Think beyond the outfit itself

Wardrobe planning often goes wrong because styling is treated as an afterthought. In reality, blouse cuts, dupattas, jewellery, footwear and bags determine whether an outfit feels complete or uncertain.

If you are wearing volume in the skirt, the blouse may need a cleaner line. If the embroidery is intricate, jewellery might need restraint. If the dupatta is dramatically worked, think carefully about how it will sit across the event. These decisions affect both comfort and finish.

Footwear deserves particular attention for UK weddings, where venues can range from garden settings to hotel carpets and dance floors. A stiletto that works for a photo may not work for an eight-hour celebration. Likewise, a heavily embellished potli is beautiful, but not always the easiest choice if you need to keep essentials close throughout the evening.

Hair and make-up should also shift with the event. Daytime polish tends to suit fresher skin, softer hair and lighter jewellery. Evening glamour can take more definition. The key is balance. If every event features the same hair, same earrings and same make-up intensity, even different outfits can start looking too similar.

Shop early, but not blindly

The best wardrobes are rarely built in a rush. Designer occasionwear often requires time for sourcing, sizing and alterations, and wedding dates tend to arrive faster than expected. Early shopping gives you room to edit, not just react.

That said, buying too early without a full overview can be just as unhelpful. Venues change. Themes evolve. Family coordination becomes relevant. Ideally, you want enough lead time to secure standout pieces while leaving room to refine the overall wardrobe.

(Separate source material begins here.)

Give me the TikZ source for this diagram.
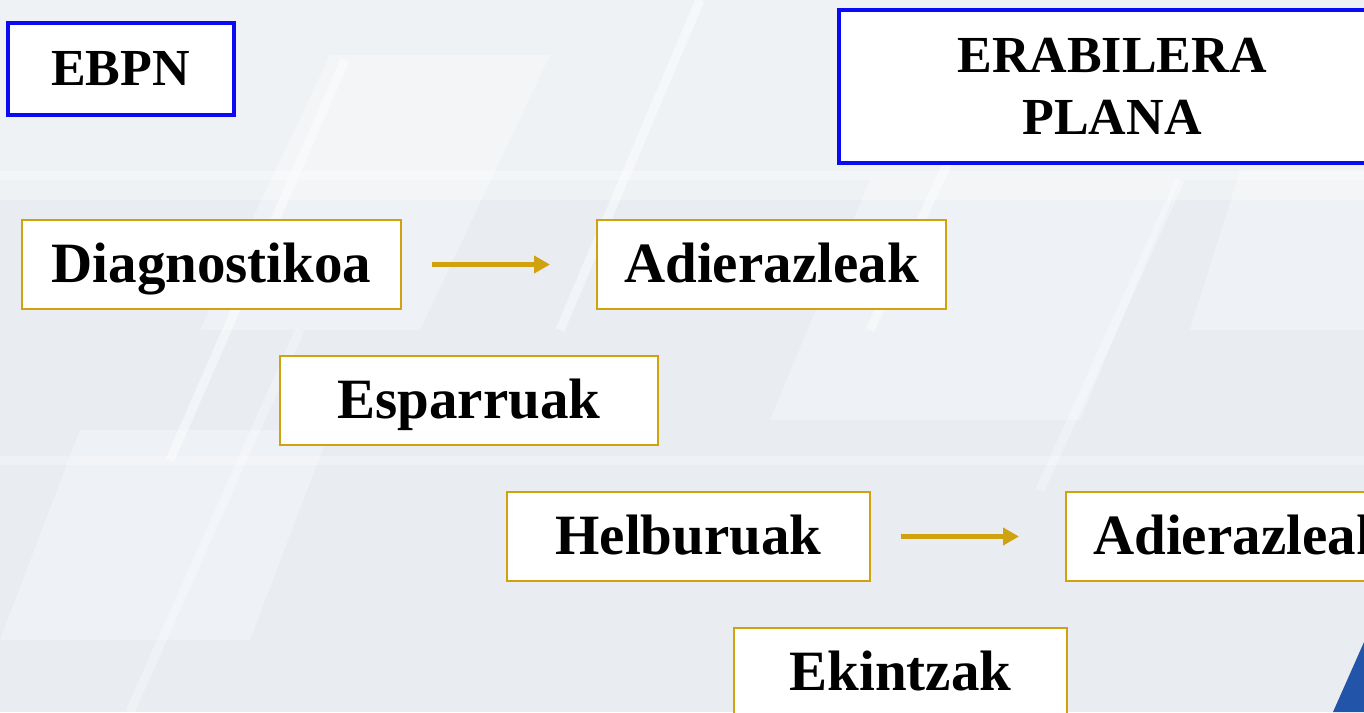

For clients shopping in the UK, this is where a trusted, multi-brand approach becomes especially valuable. Rather than forcing every event into one silhouette or one designer mood, you can curate across occasions with more precision. One look may be romantic and embellished, another sleek and directional, another classic and celebratory. The point is not variety for its own sake. It is choosing what truly suits the moment.

The finishing principle: buy for repeat value

The most elegant multi-event wardrobes do not end with the wedding. They leave you with pieces that can return in new ways. A blouse worn with a lehenga now may later work with tailored trousers or a sari. A reception skirt may be styled with a cleaner top for another formal event. A beautifully cut kurta set can reappear at an engagement, Eid celebration or milestone birthday.

This does not mean every purchase must be practical in an ordinary sense. Wedding fashion should still feel thrilling. It simply means the best choices balance emotion with longevity. You can love the drama and still ask whether the piece has another life.

At Roop’s Couture, that is often the difference between shopping for one event and building a wardrobe with real point of view. When each outfit has a purpose, the entire celebration feels more polished.

Your wedding calendar may be full, but your wardrobe does not need to feel overwhelming. Choose with clarity, dress for the event in front of you and let each look earn its place.